Capt. George Puryear is with Blackhorse, the 11th Armored Calvary Unit, which acts as the opposition force to train the brigades who train at Fort Irwin.
Trainers want the troops to come away with two basic lessons: these are the sort of threats Army Cyber Command can detect; and this is what a potential enemy, like Russia or China, might be able to do in the field.
But commanders are busy. Puryear said they will balk if you load them down with too much technical information.
“Hey, the amount of mental bandwidth I have to commit to this, just isn’t worth it,” he said.
Trainers are tight lipped about their methods. But they will reveal some tactics: during the last couple of training cycles, a cyber team lured a part of a brigade’s leadership into an ambush. Another team blunted a tank assault by jamming the radios.
Standing on top of a wind-blown ridge overlooking one of the mock villages, Brig. Gen. JP McGee, Army Cyber Command deputy commander for Operations, described how part of his small force helped with the battle over one of the villages.
“What you can’t see is the cyber capabilities going inside the networks," he said. "They’ve been able to take over devices inside that city and exploit them”
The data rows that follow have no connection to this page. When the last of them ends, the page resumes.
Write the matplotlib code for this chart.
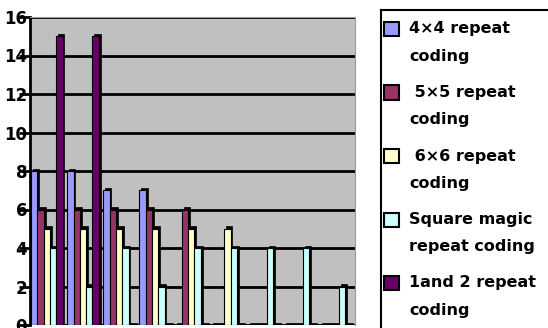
import matplotlib
matplotlib.use("Agg")
import matplotlib.pyplot as plt
import numpy as np
from matplotlib.patches import Rectangle
from matplotlib.lines import Line2D

groups = ["1", "2", "3", "4", "5", "6", "7", "8", "9"]
series_names = ["4×4 repeat\ncoding", " 5×5 repeat\ncoding", " 6×6 repeat\ncoding",
                "Square magic\nrepeat coding", "1and 2 repeat\ncoding"]
s4x4 = [8, 8, 7, 7, 0, 0, 0, 0, 0]
s5x5 = [6, 6, 6, 6, 6, 0, 0, 0, 0]
s6x6 = [5, 5, 5, 5, 5, 5, 0, 0, 0]
s_magic = [4, 2, 4, 2, 4, 4, 4, 4, 2]
s_1and2 = [15, 15, 0, 0, 0, 0, 0, 0, 0]
series = [s4x4, s5x5, s6x6, s_magic, s_1and2]
colors = ["#9999FF", "#993366", "#FFFFCC", "#CCFFFF", "#660066"]

W, H = 548, 328
fig = plt.figure(figsize=(W/100, H/100), dpi=100)
ax = fig.add_axes([30/W, 3/H, 325/W, 308/H])
ax.set_facecolor("#C0C0C0")

x = np.arange(len(groups))
w = 0.175
off = 0.03
for j, (vals, c) in enumerate(zip(series, colors)):
    pos = x + off + j * w
    vals = np.array(vals, dtype=float)
    ax.bar(pos + 0.05, vals + 0.12, width=w, align="edge", color="black",
           edgecolor="black", linewidth=0.5, zorder=2)
    ax.bar(pos, vals, width=w, align="edge", color=c, edgecolor="black",
           linewidth=0.8, zorder=3)

ax.set_xlim(0, len(groups))
ax.set_ylim(0, 16)
ax.set_yticks(range(0, 17, 2))
ax.set_xticks([])
ax.yaxis.grid(True, color="black", linewidth=2)
ax.set_axisbelow(True)
for lbl in ax.get_yticklabels():
    lbl.set_fontweight("bold")
ax.tick_params(axis="y", labelsize=12, length=8, width=2, pad=-6, color="black")
ax.spines["left"].set_color("black")
ax.spines["left"].set_linewidth(2)
ax.spines["bottom"].set_visible(False)
ax.spines["top"].set_color("#999999")
ax.spines["right"].set_color("#999999")

# manual legend in figure pixels
def fx(px):
    return px / W

def fy(py):
    return 1 - py / H

for i, (name, c) in enumerate(zip(series_names, colors)):
    y1 = 29 + i * 63.5
    fig.add_artist(Rectangle((fx(384), fy(y1 + 7)), 15/W, 14/H, transform=fig.transFigure,
                             facecolor=c, edgecolor="black", linewidth=1.5))
    for k, line in enumerate(name.split("\n")):
        fig.text(fx(409), fy(y1 + k * 27), line, ha="left", va="center",
                 fontsize=11.5, fontweight="bold")

fig.add_artist(Line2D([fx(381), 1], [fy(10), fy(10)], transform=fig.transFigure,
                      color="black", linewidth=1.5))
fig.add_artist(Line2D([fx(381), fx(381)], [0, fy(10)], transform=fig.transFigure,
                      color="black", linewidth=1.5))

fig.savefig("out.png", dpi=100)
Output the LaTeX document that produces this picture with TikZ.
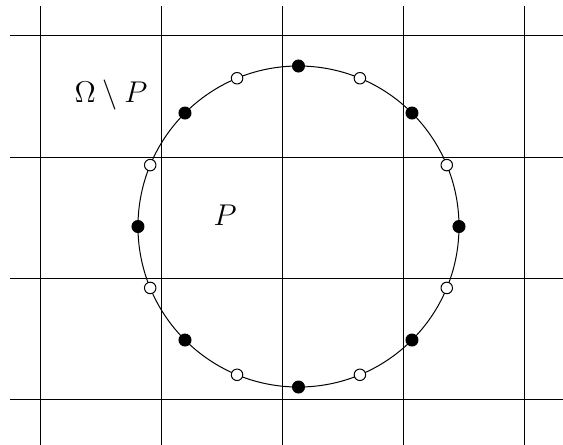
\documentclass[tikz,border=0pt]{standalone}
\usepackage{tikz}
\usetikzlibrary{positioning, calc}

\begin{document}
\begin{tikzpicture}[
    x=1.7cm, y=1.7cm,
    grid/.style={line width=0.4pt, black},
    boundary/.style={line width=0.4pt, black},
    inner/.style={circle, draw=black, fill=black, inner sep=0pt, minimum size=4.8pt},
    outer/.style={circle, draw=black, fill=white, inner sep=0pt, minimum size=4.6pt},
    region/.style={font=\large}
  ]
    \useasboundingbox (-0.3306,-0.372) rectangle (4.322,3.2975);
    % grid
    \foreach \i in {0,...,4}
      \draw[grid] (\i,-0.4) -- (\i,3.248);
    \foreach \j in {0,...,3}
      \draw[grid] (-0.248,\j) -- (4.4,\j);

    % boundary of P
    \coordinate (c) at (2.136,1.4256);
    \draw[boundary] (c) circle[radius=1.3264];

    % points on the boundary
    \foreach \a [count=\k] in {0,45,...,315}
      \node[inner] (in\k) at ($(c)+(\a:1.3264)$) {};
    \foreach \a [count=\k] in {22.5,67.5,...,337.5}
      \node[outer] (out\k) at ($(c)+(\a:1.3264)$) {};

    \node[region] (omp) at (0.587,2.51) {$\Omega\setminus P$};
    \node[region] (p) at (1.529,1.52) {$P$};
  \end{tikzpicture}
\end{document}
The next day, Fort Irwin’s Commanding Gen. Jeff Broadwater made an impressive entrance on another ridge, by Blackhawk helicopter. He said concentrating on things like cyber warfare is still relatively new for the army. The US spent more than a decade fighting desert wars against opponents who did not have any of these advanced weapons. Until 2013, the national training center at Fort Irwin was mainly readying units to deploy to Iraq and Afghanistan.
Fort Irwin has since renamed its mock villages to downplay Arabic, instead substituting names that sound eastern European. The focus now is how would the Army fight a near peer competitor, like Russia or China.
Cyber command started the pilot program by sending a few advisers. By May, they were inserting small teams to work directly with the field commander — alerting him to potential threats. In the case of the trainers, they worked with them to attack the brigade operating in the battlefield, or what they call “the box.”
Army Cyber Command is trying to flesh out its mission. The Army recently published the first major update to the field manual for cyber and electronic warfare. It created a new cyber classification for its soldiers. After the pilot project wraps up, later this month, the army will have to assess how much of this technology it wants to move with troops on the front line.